Jump to a single month
Each month has its own page with the herd's likely position, the wildlife to expect, the sector and camp to favour, the weather, the crowd levels and a cost strategy. Start with the headline months — calving in the south and the crossings in the north — and branch out from there.
If your dates are flexible, this is also where you weigh trade-offs: a peak dry-season month buys reliability and crossings at premium prices, while a green-season month buys atmosphere, value and solitude in exchange for some rain and heavier roads.
Crowds, cost and value by season
Weather and herds are only half the picture; the other half is how many other vehicles share the view and what the month costs. The long dry season — roughly June to October, peaking around the August crossings — is the busiest and most expensive stretch, with the best-placed northern camps booking out a year or more ahead. You are paying a premium for reliable viewing and front-row access to the migration's headline act.
The green low season flips that calculus. April and May, the heart of the long rains, are the quietest and best-value months: lush, dramatic, lightly visited, with lower rates and a real sense of having the plains to yourself. The trade-off is heavier roads and a chance of washed-out afternoons. November's short rains and the calving run-up in the south sit in between — shoulder windows that reward travellers who want a balance of greenery, value and wildlife without peak-season crowds.
- June–October: highest demand and rates; book peak northern camps furthest ahead.
- April–May: quietest and best value; heavier roads, some camps closed.
- November and the calving run-up: balanced shoulder windows for value and wildlife.
Turn the month into a booking
Once your month points you to a sector, the rest of the plan follows: choose a camp placed for that sector, decide whether to fly or drive, and weigh mobile against fixed for your comfort and proximity. The peak-season sectors — north for crossings, south for calving — hold the fewest well-placed camps and sell out furthest ahead, so early commitment matters most exactly when the wildlife is most predictable.
Whatever the month, finish by verifying. The herds answer to rain, not to a chart, so confirm current position and your camp's placement for your exact week before you book. Do that, and you will sleep where the story is unfolding rather than where last season's photograph was taken.
If your dates are fixed versus flexible
How you use this hub depends on how much your dates can move. If they are fixed — school holidays, annual leave, a special occasion — start from the month and work outward: read that month against the loop, accept the sector it points to, and build the best possible trip around that anchor rather than wishing for a different chapter.

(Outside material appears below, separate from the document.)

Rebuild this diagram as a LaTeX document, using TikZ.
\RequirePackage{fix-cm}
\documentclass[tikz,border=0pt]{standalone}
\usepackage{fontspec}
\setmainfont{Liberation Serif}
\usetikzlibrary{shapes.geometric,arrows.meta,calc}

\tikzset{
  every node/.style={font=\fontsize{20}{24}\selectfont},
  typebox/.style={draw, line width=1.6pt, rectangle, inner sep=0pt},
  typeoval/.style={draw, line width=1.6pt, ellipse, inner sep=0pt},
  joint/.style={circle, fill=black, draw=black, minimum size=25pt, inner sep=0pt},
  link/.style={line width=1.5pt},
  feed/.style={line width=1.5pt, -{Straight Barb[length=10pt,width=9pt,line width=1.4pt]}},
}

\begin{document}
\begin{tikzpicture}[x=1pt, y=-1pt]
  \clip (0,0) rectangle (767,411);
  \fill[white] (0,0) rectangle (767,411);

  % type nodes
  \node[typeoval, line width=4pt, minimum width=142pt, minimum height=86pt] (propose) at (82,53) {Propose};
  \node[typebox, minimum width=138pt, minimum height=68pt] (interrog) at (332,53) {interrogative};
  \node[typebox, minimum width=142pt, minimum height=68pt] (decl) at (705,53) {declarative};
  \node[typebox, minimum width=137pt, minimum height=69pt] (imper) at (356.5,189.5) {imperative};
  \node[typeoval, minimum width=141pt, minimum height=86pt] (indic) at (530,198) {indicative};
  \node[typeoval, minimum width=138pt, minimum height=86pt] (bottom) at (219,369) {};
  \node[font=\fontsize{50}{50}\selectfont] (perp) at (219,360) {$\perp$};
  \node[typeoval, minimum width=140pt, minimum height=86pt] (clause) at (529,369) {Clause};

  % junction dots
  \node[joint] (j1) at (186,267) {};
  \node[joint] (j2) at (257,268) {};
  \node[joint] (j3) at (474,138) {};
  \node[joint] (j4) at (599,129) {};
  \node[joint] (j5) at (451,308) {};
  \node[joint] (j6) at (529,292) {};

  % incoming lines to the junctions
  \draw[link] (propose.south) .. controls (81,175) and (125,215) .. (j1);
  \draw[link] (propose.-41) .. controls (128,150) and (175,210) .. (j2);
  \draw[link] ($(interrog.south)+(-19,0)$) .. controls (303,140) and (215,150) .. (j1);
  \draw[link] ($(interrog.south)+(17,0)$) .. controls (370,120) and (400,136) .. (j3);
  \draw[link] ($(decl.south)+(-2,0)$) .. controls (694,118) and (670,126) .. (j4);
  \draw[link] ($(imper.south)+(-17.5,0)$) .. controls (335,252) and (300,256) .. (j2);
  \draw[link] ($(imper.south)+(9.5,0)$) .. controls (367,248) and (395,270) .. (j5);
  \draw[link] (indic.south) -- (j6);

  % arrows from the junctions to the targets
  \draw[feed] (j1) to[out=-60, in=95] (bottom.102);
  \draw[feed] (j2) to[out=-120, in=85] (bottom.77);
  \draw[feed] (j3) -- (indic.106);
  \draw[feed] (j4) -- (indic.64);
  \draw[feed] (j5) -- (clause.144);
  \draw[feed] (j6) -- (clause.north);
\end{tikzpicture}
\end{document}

Every month delivers something worth travelling for; the task is to lean into what your month does best, whether that is calving, the crossings or resident big cats under dramatic green-season skies.

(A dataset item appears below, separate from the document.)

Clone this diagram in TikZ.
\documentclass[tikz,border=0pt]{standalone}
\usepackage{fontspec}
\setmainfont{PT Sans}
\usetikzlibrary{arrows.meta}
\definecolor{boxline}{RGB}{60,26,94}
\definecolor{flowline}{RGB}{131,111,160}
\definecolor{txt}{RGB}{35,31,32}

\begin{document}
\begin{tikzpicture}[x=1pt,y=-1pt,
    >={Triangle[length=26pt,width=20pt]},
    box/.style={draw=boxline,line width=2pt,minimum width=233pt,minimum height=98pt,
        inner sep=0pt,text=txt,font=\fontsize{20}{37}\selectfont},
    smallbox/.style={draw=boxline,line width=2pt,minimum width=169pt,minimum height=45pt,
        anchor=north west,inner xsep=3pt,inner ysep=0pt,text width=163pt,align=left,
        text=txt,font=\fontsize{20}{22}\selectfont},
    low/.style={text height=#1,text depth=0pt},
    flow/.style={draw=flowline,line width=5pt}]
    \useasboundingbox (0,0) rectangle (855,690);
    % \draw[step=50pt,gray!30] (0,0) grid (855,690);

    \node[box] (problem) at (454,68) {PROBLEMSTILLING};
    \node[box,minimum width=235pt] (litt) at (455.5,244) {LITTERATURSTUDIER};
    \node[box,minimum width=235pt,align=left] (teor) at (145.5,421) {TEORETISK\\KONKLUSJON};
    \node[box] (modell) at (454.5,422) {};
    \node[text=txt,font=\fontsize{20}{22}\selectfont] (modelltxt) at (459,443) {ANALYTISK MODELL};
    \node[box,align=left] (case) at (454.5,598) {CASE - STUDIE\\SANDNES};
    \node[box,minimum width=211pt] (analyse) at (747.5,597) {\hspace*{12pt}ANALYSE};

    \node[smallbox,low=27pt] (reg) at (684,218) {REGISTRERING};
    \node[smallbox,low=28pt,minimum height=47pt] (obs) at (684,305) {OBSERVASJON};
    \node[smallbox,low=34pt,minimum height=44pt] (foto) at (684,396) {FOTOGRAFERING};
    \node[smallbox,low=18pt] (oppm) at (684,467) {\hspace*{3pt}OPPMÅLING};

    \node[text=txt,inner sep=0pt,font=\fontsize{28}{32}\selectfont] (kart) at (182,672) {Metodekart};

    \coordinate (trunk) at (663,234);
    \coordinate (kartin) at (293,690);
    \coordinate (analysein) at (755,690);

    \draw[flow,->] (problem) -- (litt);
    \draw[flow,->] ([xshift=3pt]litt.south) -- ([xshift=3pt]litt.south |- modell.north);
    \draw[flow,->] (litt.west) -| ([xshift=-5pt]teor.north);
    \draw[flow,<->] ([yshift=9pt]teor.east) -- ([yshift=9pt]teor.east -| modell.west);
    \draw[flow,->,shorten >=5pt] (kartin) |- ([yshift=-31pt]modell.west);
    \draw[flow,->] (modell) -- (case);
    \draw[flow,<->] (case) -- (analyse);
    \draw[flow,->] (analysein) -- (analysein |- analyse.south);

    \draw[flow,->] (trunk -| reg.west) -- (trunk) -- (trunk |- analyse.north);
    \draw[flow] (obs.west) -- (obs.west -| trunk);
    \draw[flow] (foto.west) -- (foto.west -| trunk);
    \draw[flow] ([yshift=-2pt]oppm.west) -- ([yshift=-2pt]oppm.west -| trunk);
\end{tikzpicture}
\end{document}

If your dates are flexible, the month-by-month pages become a menu. Decide which single spectacle matters most to you, then let it choose your travel window — north in the dry season for the Mara crossings, the southern plains in late summer for calving, or the quiet green months for value and solitude. Either way, the discipline is the same: settle the month, let it set the sector, place a well-sited camp there, and verify the herds before you book.